[Stated exercise]
Exactly as written, quote every line that follows, skipping the images.

□ □ □

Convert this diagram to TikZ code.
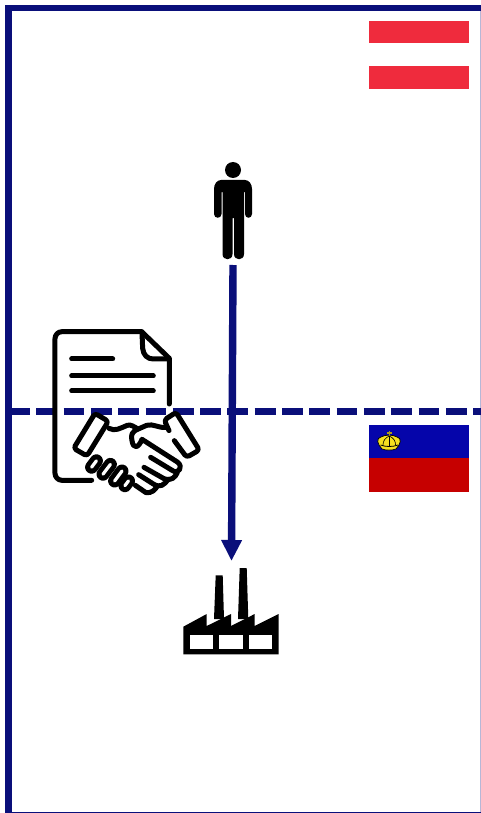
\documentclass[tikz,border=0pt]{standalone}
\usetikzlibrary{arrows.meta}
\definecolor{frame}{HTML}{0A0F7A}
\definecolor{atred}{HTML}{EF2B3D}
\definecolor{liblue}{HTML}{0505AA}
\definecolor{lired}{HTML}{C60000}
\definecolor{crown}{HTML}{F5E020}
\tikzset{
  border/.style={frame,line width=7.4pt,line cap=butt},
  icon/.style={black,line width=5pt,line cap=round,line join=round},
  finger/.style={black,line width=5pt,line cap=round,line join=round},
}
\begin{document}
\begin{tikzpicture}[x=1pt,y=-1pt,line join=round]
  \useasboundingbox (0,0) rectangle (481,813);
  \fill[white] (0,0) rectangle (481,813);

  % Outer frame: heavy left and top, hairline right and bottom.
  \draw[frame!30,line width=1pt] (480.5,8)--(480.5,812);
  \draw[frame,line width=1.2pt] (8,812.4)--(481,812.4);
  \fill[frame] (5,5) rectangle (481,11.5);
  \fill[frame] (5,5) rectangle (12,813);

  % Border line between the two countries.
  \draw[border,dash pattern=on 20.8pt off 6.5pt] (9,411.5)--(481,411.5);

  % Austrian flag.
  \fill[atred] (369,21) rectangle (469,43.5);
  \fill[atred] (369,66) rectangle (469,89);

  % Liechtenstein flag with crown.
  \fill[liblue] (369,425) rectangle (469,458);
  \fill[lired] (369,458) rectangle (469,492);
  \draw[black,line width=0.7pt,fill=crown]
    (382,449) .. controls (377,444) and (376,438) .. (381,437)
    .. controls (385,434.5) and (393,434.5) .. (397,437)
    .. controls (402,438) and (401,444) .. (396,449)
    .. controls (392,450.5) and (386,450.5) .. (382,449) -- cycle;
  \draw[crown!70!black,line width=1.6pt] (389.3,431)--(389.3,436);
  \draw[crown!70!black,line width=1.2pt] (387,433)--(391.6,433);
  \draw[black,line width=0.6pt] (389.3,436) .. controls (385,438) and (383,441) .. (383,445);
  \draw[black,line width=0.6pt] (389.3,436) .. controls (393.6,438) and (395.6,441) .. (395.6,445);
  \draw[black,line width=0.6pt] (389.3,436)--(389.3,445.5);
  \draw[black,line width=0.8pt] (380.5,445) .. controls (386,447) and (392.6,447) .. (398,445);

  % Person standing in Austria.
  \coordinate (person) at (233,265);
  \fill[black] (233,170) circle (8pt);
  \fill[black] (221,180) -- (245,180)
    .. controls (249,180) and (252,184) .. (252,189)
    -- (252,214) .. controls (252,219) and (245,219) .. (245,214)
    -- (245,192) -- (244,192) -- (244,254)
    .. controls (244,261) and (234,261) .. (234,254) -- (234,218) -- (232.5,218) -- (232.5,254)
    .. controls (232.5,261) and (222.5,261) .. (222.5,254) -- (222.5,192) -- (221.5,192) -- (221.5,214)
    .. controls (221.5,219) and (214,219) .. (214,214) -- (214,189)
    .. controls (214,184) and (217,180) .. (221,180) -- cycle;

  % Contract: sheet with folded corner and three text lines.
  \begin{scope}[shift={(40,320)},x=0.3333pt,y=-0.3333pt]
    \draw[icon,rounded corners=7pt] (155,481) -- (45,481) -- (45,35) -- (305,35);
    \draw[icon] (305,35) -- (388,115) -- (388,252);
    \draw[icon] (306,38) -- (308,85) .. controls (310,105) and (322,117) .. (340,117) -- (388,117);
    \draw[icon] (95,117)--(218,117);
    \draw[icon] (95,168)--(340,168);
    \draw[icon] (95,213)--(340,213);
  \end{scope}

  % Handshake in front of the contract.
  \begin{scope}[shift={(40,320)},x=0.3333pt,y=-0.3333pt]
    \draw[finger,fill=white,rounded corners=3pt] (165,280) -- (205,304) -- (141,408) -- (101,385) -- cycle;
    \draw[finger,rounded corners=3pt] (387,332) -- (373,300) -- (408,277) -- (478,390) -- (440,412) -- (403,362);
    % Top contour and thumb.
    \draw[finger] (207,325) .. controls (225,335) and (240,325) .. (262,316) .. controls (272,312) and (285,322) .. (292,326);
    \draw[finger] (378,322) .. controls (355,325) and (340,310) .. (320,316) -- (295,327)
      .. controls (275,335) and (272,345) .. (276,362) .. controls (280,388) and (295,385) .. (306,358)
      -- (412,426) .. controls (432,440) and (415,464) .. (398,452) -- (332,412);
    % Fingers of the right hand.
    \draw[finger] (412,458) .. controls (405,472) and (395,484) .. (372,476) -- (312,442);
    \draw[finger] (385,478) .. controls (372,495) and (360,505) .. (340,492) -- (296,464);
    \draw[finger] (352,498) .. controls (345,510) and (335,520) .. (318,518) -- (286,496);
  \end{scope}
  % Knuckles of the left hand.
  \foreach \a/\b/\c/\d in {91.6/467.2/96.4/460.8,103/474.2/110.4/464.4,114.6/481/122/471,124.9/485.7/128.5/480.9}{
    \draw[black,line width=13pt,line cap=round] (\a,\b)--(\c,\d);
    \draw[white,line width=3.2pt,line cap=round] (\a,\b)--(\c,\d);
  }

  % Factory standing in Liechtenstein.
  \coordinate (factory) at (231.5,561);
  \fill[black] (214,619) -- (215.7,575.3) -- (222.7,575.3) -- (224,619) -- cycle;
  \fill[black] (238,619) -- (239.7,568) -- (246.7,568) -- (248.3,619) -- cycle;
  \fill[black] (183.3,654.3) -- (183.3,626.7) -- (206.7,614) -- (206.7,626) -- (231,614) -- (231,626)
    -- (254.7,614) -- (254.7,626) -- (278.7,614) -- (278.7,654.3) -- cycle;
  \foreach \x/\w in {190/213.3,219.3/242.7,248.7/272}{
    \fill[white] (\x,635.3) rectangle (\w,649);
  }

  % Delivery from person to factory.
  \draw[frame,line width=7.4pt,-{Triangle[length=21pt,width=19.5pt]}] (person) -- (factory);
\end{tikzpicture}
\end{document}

□ □ □

[Response]
Convert this diagram to TikZ code.
\documentclass[tikz,border=0pt]{standalone}
\usetikzlibrary{arrows.meta}
\definecolor{frame}{HTML}{0A0F7A}
\definecolor{atred}{HTML}{EF2B3D}
\definecolor{liblue}{HTML}{0505AA}
\definecolor{lired}{HTML}{C60000}
\definecolor{crown}{HTML}{F5E020}
\tikzset{
  border/.style={frame,line width=7.4pt,line cap=butt},
  icon/.style={black,line width=5pt,line cap=round,line join=round},
  finger/.style={black,line width=5pt,line cap=round,line join=round},
}
\begin{document}
\begin{tikzpicture}[x=1pt,y=-1pt,line join=round]
  \useasboundingbox (0,0) rectangle (481,813);
  \fill[white] (0,0) rectangle (481,813);

  % Outer frame: heavy left and top, hairline right and bottom.
  \draw[frame!30,line width=1pt] (480.5,8)--(480.5,812);
  \draw[frame,line width=1.2pt] (8,812.4)--(481,812.4);
  \fill[frame] (5,5) rectangle (481,11.5);
  \fill[frame] (5,5) rectangle (12,813);

  % Border line between the two countries.
  \draw[border,dash pattern=on 20.8pt off 6.5pt] (9,411.5)--(481,411.5);

  % Austrian flag.
  \fill[atred] (369,21) rectangle (469,43.5);
  \fill[atred] (369,66) rectangle (469,89);

  % Liechtenstein flag with crown.
  \fill[liblue] (369,425) rectangle (469,458);
  \fill[lired] (369,458) rectangle (469,492);
  \draw[black,line width=0.7pt,fill=crown]
    (382,449) .. controls (377,444) and (376,438) .. (381,437)
    .. controls (385,434.5) and (393,434.5) .. (397,437)
    .. controls (402,438) and (401,444) .. (396,449)
    .. controls (392,450.5) and (386,450.5) .. (382,449) -- cycle;
  \draw[crown!70!black,line width=1.6pt] (389.3,431)--(389.3,436);
  \draw[crown!70!black,line width=1.2pt] (387,433)--(391.6,433);
  \draw[black,line width=0.6pt] (389.3,436) .. controls (385,438) and (383,441) .. (383,445);
  \draw[black,line width=0.6pt] (389.3,436) .. controls (393.6,438) and (395.6,441) .. (395.6,445);
  \draw[black,line width=0.6pt] (389.3,436)--(389.3,445.5);
  \draw[black,line width=0.8pt] (380.5,445) .. controls (386,447) and (392.6,447) .. (398,445);

  % Person standing in Austria.
  \coordinate (person) at (233,265);
  \fill[black] (233,170) circle (8pt);
  \fill[black] (221,180) -- (245,180)
    .. controls (249,180) and (252,184) .. (252,189)
    -- (252,214) .. controls (252,219) and (245,219) .. (245,214)
    -- (245,192) -- (244,192) -- (244,254)
    .. controls (244,261) and (234,261) .. (234,254) -- (234,218) -- (232.5,218) -- (232.5,254)
    .. controls (232.5,261) and (222.5,261) .. (222.5,254) -- (222.5,192) -- (221.5,192) -- (221.5,214)
    .. controls (221.5,219) and (214,219) .. (214,214) -- (214,189)
    .. controls (214,184) and (217,180) .. (221,180) -- cycle;

  % Contract: sheet with folded corner and three text lines.
  \begin{scope}[shift={(40,320)},x=0.3333pt,y=-0.3333pt]
    \draw[icon,rounded corners=7pt] (155,481) -- (45,481) -- (45,35) -- (305,35);
    \draw[icon] (305,35) -- (388,115) -- (388,252);
    \draw[icon] (306,38) -- (308,85) .. controls (310,105) and (322,117) .. (340,117) -- (388,117);
    \draw[icon] (95,117)--(218,117);
    \draw[icon] (95,168)--(340,168);
    \draw[icon] (95,213)--(340,213);
  \end{scope}

  % Handshake in front of the contract.
  \begin{scope}[shift={(40,320)},x=0.3333pt,y=-0.3333pt]
    \draw[finger,fill=white,rounded corners=3pt] (165,280) -- (205,304) -- (141,408) -- (101,385) -- cycle;
    \draw[finger,rounded corners=3pt] (387,332) -- (373,300) -- (408,277) -- (478,390) -- (440,412) -- (403,362);
    % Top contour and thumb.
    \draw[finger] (207,325) .. controls (225,335) and (240,325) .. (262,316) .. controls (272,312) and (285,322) .. (292,326);
    \draw[finger] (378,322) .. controls (355,325) and (340,310) .. (320,316) -- (295,327)
      .. controls (275,335) and (272,345) .. (276,362) .. controls (280,388) and (295,385) .. (306,358)
      -- (412,426) .. controls (432,440) and (415,464) .. (398,452) -- (332,412);
    % Fingers of the right hand.
    \draw[finger] (412,458) .. controls (405,472) and (395,484) .. (372,476) -- (312,442);
    \draw[finger] (385,478) .. controls (372,495) and (360,505) .. (340,492) -- (296,464);
    \draw[finger] (352,498) .. controls (345,510) and (335,520) .. (318,518) -- (286,496);
  \end{scope}
  % Knuckles of the left hand.
  \foreach \a/\b/\c/\d in {91.6/467.2/96.4/460.8,103/474.2/110.4/464.4,114.6/481/122/471,124.9/485.7/128.5/480.9}{
    \draw[black,line width=13pt,line cap=round] (\a,\b)--(\c,\d);
    \draw[white,line width=3.2pt,line cap=round] (\a,\b)--(\c,\d);
  }

  % Factory standing in Liechtenstein.
  \coordinate (factory) at (231.5,561);
  \fill[black] (214,619) -- (215.7,575.3) -- (222.7,575.3) -- (224,619) -- cycle;
  \fill[black] (238,619) -- (239.7,568) -- (246.7,568) -- (248.3,619) -- cycle;
  \fill[black] (183.3,654.3) -- (183.3,626.7) -- (206.7,614) -- (206.7,626) -- (231,614) -- (231,626)
    -- (254.7,614) -- (254.7,626) -- (278.7,614) -- (278.7,654.3) -- cycle;
  \foreach \x/\w in {190/213.3,219.3/242.7,248.7/272}{
    \fill[white] (\x,635.3) rectangle (\w,649);
  }

  % Delivery from person to factory.
  \draw[frame,line width=7.4pt,-{Triangle[length=21pt,width=19.5pt]}] (person) -- (factory);
\end{tikzpicture}
\end{document}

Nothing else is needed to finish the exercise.